DATA SECTION:
==*==

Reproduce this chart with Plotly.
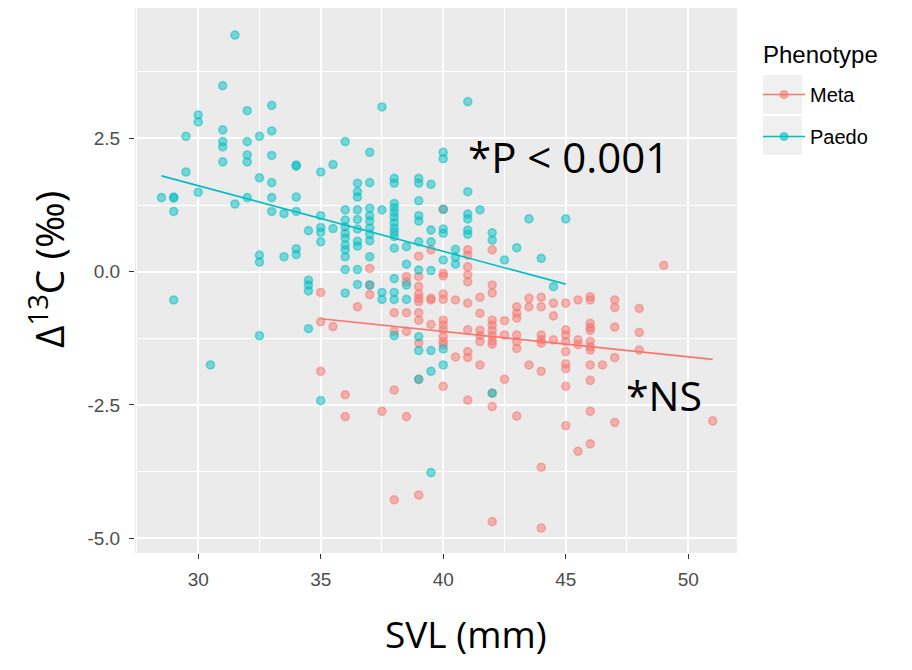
import numpy as np
import plotly.graph_objects as go

# ---- data ----
paedo_svl_cols = [28.5, 29, 29.5, 30, 30.5, 31, 31.5, 32, 32.5, 33, 33.5, 34, 34.5, 35, 35.5,
                  36, 36.5, 37, 37.5, 38, 38.5, 39, 39.5, 40, 40.5, 41, 41.5, 42, 42.5, 43,
                  43.5, 44, 44.5, 45]
paedo_d13c = [
    [1.39],
    [1.40, 1.38, 1.13, -0.53],
    [2.54, 1.87],
    [2.94, 2.81, 1.49],
    [-1.75],
    [3.49, 2.66, 2.44, 2.34, 2.06],
    [4.44, 1.27],
    [3.02, 2.44, 2.19, 2.06, 1.39],
    [2.54, 1.76, 0.31, 0.18, -1.20],
    [3.12, 2.64, 2.18, 1.67, 1.39, 1.13],
    [1.09, 0.28],
    [2.00, 1.98, 1.40, 1.13, 0.43, 0.32],
    [0.77, -0.16, -0.25, -0.36, -1.07],
    [1.87, 1.05, 0.83, 0.74, 0.56, -2.42],
    [2.01, 0.81],
    [2.44, 1.16, 0.97, 0.84, 0.72, 0.63, 0.50, 0.41, 0.28, 0.04, -0.40],
    [1.66, 1.50, 1.40, 1.16, 0.98, 0.80, 0.57, 0.48, 0.04, -0.24],
    [2.24, 1.67, 1.19, 1.05, 0.95, 0.82, 0.70, 0.58, 0.28, -0.25],
    [3.09, 1.16, -0.39, -0.52],
    [1.75, 1.66, 1.28, 1.20, 1.11, 1.02, 0.92, 0.82, 0.74, 0.66, 0.44, -0.13, -0.39, -0.52, -1.20],
    [0.47, 0.14, -0.25, -0.52],
    [1.75, 1.66, 1.33, 1.05, 0.95, 0.56, 0.03, -1.22, -1.48, -2.02],
    [1.64, 0.78, 0.56, 0.02, -1.48, -1.87, -3.77],
    [2.24, 2.12, 1.17, 0.80, 0.72, 0.22, -1.45, -1.75],
    [0.42, 0.27, 0.14],
    [3.19, 1.50, 1.08, 0.99, 0.78, 0.70],
    [1.16],
    [0.73, 0.59, -2.28],
    [0.22],
    [0.45],
    [0.99],
    [0.25],
    [-0.28],
    [0.99],
]

meta_svl_cols = [35, 35.5, 36, 36.5, 37, 37.5, 38, 38.5, 39, 39.5, 40, 40.5, 41, 41.5, 42,
                 42.5, 43, 43.5, 44, 44.5, 45, 45.5, 46, 46.5, 47, 48, 49, 51]
meta_d13c = [
    [-0.39, -0.94, -1.87],
    [-1.03],
    [-2.31, -2.72],
    [-0.66],
    [0.06, -0.25, -0.43],
    [-2.62],
    [-0.77, -1.12, -2.22, -4.28],
    [-0.09, -0.19, -0.77, -1.12, -2.72],
    [0.29, -0.09, -0.28, -0.42, -0.50, -0.56, -0.77, -0.91, -1.34, -2.02, -4.19],
    [0.41, -0.50, -0.53, -0.99],
    [1.17, -0.03, -0.08, -0.42, -0.52, -0.91, -1.00, -1.09, -1.22, -1.31, -1.37, -2.15],
    [-0.53, -1.60],
    [0.41, 0.31, 0.09, -0.06, -0.19, -0.59, -1.09, -1.50, -1.61, -2.41],
    [-0.48, -0.78, -1.10, -1.20, -1.31, -1.75],
    [0.41, -0.25, -0.40, -0.91, -1.00, -1.10, -1.20, -1.30, -1.36, -2.28, -2.53, -4.69],
    [-0.92, -1.19, -2.02],
    [-0.66, -0.78, -0.87, -1.19, -1.31, -1.44, -2.71],
    [-0.50, -0.66, -1.75],
    [-0.48, -0.66, -1.19, -1.28, -1.34, -1.87, -3.67, -4.81],
    [-0.59, -0.83, -1.28],
    [-0.59, -1.09, -1.19, -1.31, -1.50, -1.73, -1.82, -2.15, -2.89],
    [-0.53, -1.28, -1.37, -3.37],
    [-0.47, -0.53, -0.97, -1.05, -1.10, -1.31, -1.41, -1.47, -1.75, -2.04, -2.62, -3.23],
    [-1.75],
    [-0.53, -0.67, -1.04, -1.61, -2.83],
    [-0.69, -1.14, -1.47],
    [0.12],
    [-2.80],
]

x_ticks = [30, 35, 40, 45, 50]
y_ticks = [-5.0, -2.5, 0.0, 2.5]
y_ticklabels = ["-5.0", "-2.5", "0.0", "2.5"]


def expand(cols, vals):
    xs, ys = [], []
    for c, v in zip(cols, vals):
        xs += [c] * len(v)
        ys += v
    return np.array(xs, float), np.array(ys, float)


px_, py_ = expand(paedo_svl_cols, paedo_d13c)
mx_, my_ = expand(meta_svl_cols, meta_d13c)

META = "#F8766D"
PAEDO = "#00BFC4"


def rgba(hexc, a):
    h = hexc.lstrip("#")
    r, g, b = int(h[0:2], 16), int(h[2:4], 16), int(h[4:6], 16)
    return f"rgba({r},{g},{b},{a})"


fig = go.Figure()

for name, xs, ys, col in [("Meta", mx_, my_, META), ("Paedo", px_, py_, PAEDO)]:
    fig.add_trace(go.Scatter(
        x=xs, y=ys, mode="markers", showlegend=False, name=name,
        marker=dict(size=8, color=rgba(col, 0.5),
                    line=dict(color=rgba(col, 0.5), width=1.6)),
    ))

for name, xs, ys, col in [("Meta", mx_, my_, META), ("Paedo", px_, py_, PAEDO)]:
    slope, icpt = np.polyfit(xs, ys, 1)
    lx = np.array([xs.min(), xs.max()])
    fig.add_trace(go.Scatter(
        x=lx, y=slope * lx + icpt, mode="lines", showlegend=False,
        line=dict(color=col, width=1.6),
    ))

# legend entries
for name, col in [("Meta", META), ("Paedo", PAEDO)]:
    fig.add_trace(go.Scatter(
        x=[None], y=[None], mode="lines+markers", name=name, legendgroup=name,
        marker=dict(size=8, color=rgba(col, 0.6), line=dict(color=rgba(col, 0.6), width=1)),
        line=dict(color=col, width=1.6),
    ))

grid = dict(showgrid=True, gridcolor="white", gridwidth=2, zeroline=False,
            ticks="outside", ticklen=5, tickwidth=1.2, tickcolor="#333333",
            tickfont=dict(family="Liberation Sans, Arial", size=19, color="#4D4D4D"),
            showline=False)

fig.update_xaxes(range=[27.42, 51.99], tickvals=x_ticks, ticktext=[str(t) for t in x_ticks],
                 minor=dict(dtick=2.5, tick0=27.5, showgrid=True, gridcolor="white", gridwidth=1,
                            ticks=""),
                 ticklabelstandoff=4, **grid)
fig.update_yaxes(range=[-5.278, 4.947], tickvals=y_ticks, ticktext=y_ticklabels,
                 minor=dict(dtick=1.25, tick0=-3.75, showgrid=True, gridcolor="white", gridwidth=1,
                            ticks=""),
                 ticklabelstandoff=5, **grid)


def pxp(page_x):
    return (page_x - 135) / 602


def pyp(page_y):
    return (553 - page_y) / 545


key_boxes = [
    dict(type="rect", xref="paper", yref="paper", x0=pxp(763), x1=pxp(802), y0=pyp(114), y1=pyp(75),
         fillcolor="#F0F0F0", line=dict(width=0), layer="below"),
    dict(type="rect", xref="paper", yref="paper", x0=pxp(763), x1=pxp(802), y0=pyp(155), y1=pyp(116),
         fillcolor="#F0F0F0", line=dict(width=0), layer="below"),
]

fig.update_layout(
    width=912, height=670,
    margin=dict(l=127, r=183, t=0, b=125),
    paper_bgcolor="white", plot_bgcolor="#EBEBEB",
    shapes=key_boxes,
    legend=dict(x=pxp(758), y=pyp(75), xanchor="left", yanchor="top",
                font=dict(family="Liberation Sans, Arial", size=20, color="black"),
                itemwidth=42,
                tracegroupgap=13, bgcolor="rgba(0,0,0,0)"),
    annotations=[
        dict(text="Phenotype", xref="paper", yref="paper", x=pxp(761), y=pyp(55),
             xanchor="left", yanchor="middle", showarrow=False,
             font=dict(family="Liberation Sans, Arial", size=24, color="black")),
        dict(text="SVL (mm)", xref="paper", yref="paper", x=pxp(466), y=pyp(633),
             xanchor="center", yanchor="middle",
             showarrow=False, font=dict(family="Open Sans", size=37, color="black")),
        dict(text="Δ<sup>13</sup>C (‰)", xref="paper", yref="paper", x=pxp(47), y=pyp(269),
             xanchor="center", yanchor="middle",
             textangle=-90, showarrow=False, font=dict(family="Open Sans", size=39, color="black")),
        dict(text="*P < 0.001", xref="paper", yref="paper", x=pxp(568), y=pyp(157),
             xanchor="center", yanchor="middle",
             showarrow=False, font=dict(family="Open Sans", size=42, color="black")),
        dict(text="*NS", xref="paper", yref="paper", x=pxp(664), y=pyp(395),
             xanchor="center", yanchor="middle",
             showarrow=False, font=dict(family="Open Sans", size=41, color="black")),
    ],
)

fig.write_html("out.html")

==*==

TASK OBJECTIVE:
Starting with the first line of the data above and ending with the line containing "import plotly.graph_objects as go", please restate every line exactly, leaving images out.

REPLY:
Reproduce this chart with Plotly.
import numpy as np
import plotly.graph_objects as go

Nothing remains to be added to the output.